Copy exactly the lines from the beginning of the data down to and including the line holding "showlegend=False))", without any pictures.

==================================================

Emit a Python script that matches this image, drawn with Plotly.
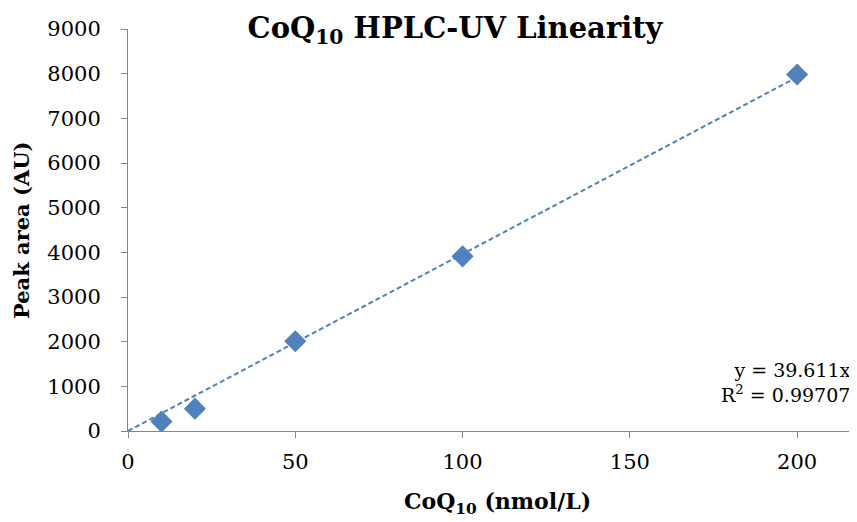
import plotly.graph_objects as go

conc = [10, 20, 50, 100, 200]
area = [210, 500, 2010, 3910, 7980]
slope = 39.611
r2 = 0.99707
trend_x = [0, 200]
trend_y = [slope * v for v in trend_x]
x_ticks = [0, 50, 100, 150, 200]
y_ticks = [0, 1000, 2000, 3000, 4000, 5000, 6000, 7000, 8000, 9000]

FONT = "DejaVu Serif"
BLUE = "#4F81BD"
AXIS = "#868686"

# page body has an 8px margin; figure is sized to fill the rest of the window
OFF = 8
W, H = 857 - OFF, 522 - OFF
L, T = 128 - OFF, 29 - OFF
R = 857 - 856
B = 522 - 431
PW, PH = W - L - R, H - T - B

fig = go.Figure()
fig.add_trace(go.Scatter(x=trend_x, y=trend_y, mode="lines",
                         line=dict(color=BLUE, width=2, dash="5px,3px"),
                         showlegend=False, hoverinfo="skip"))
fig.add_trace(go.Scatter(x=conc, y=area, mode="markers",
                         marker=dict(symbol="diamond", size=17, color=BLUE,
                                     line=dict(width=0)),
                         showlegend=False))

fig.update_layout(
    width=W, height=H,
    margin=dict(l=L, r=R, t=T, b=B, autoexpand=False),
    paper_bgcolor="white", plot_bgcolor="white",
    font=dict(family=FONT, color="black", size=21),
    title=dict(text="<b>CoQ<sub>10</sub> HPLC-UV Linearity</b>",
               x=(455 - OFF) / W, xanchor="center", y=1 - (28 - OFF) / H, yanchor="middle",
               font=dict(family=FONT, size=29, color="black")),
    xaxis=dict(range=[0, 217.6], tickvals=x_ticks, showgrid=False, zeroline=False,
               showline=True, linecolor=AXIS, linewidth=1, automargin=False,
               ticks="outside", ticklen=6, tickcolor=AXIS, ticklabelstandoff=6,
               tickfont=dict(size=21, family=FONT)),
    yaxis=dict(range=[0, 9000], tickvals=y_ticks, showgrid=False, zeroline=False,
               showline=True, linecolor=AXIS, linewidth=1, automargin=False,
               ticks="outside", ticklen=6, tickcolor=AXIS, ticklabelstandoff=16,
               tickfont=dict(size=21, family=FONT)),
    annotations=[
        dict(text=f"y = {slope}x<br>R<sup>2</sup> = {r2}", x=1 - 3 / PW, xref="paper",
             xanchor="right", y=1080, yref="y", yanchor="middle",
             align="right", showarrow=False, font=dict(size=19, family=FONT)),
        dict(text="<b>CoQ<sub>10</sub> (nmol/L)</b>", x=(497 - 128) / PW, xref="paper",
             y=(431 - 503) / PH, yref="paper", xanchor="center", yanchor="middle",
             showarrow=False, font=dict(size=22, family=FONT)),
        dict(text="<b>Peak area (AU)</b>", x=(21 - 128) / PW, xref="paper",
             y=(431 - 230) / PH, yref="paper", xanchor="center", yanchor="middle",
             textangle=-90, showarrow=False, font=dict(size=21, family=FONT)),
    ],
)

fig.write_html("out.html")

==================================================

* RESULT OF THE TASK:
Emit a Python script that matches this image, drawn with Plotly.
import plotly.graph_objects as go

conc = [10, 20, 50, 100, 200]
area = [210, 500, 2010, 3910, 7980]
slope = 39.611
r2 = 0.99707
trend_x = [0, 200]
trend_y = [slope * v for v in trend_x]
x_ticks = [0, 50, 100, 150, 200]
y_ticks = [0, 1000, 2000, 3000, 4000, 5000, 6000, 7000, 8000, 9000]

FONT = "DejaVu Serif"
BLUE = "#4F81BD"
AXIS = "#868686"

# page body has an 8px margin; figure is sized to fill the rest of the window
OFF = 8
W, H = 857 - OFF, 522 - OFF
L, T = 128 - OFF, 29 - OFF
R = 857 - 856
B = 522 - 431
PW, PH = W - L - R, H - T - B

fig = go.Figure()
fig.add_trace(go.Scatter(x=trend_x, y=trend_y, mode="lines",
                         line=dict(color=BLUE, width=2, dash="5px,3px"),
                         showlegend=False, hoverinfo="skip"))
fig.add_trace(go.Scatter(x=conc, y=area, mode="markers",
                         marker=dict(symbol="diamond", size=17, color=BLUE,
                                     line=dict(width=0)),
                         showlegend=False))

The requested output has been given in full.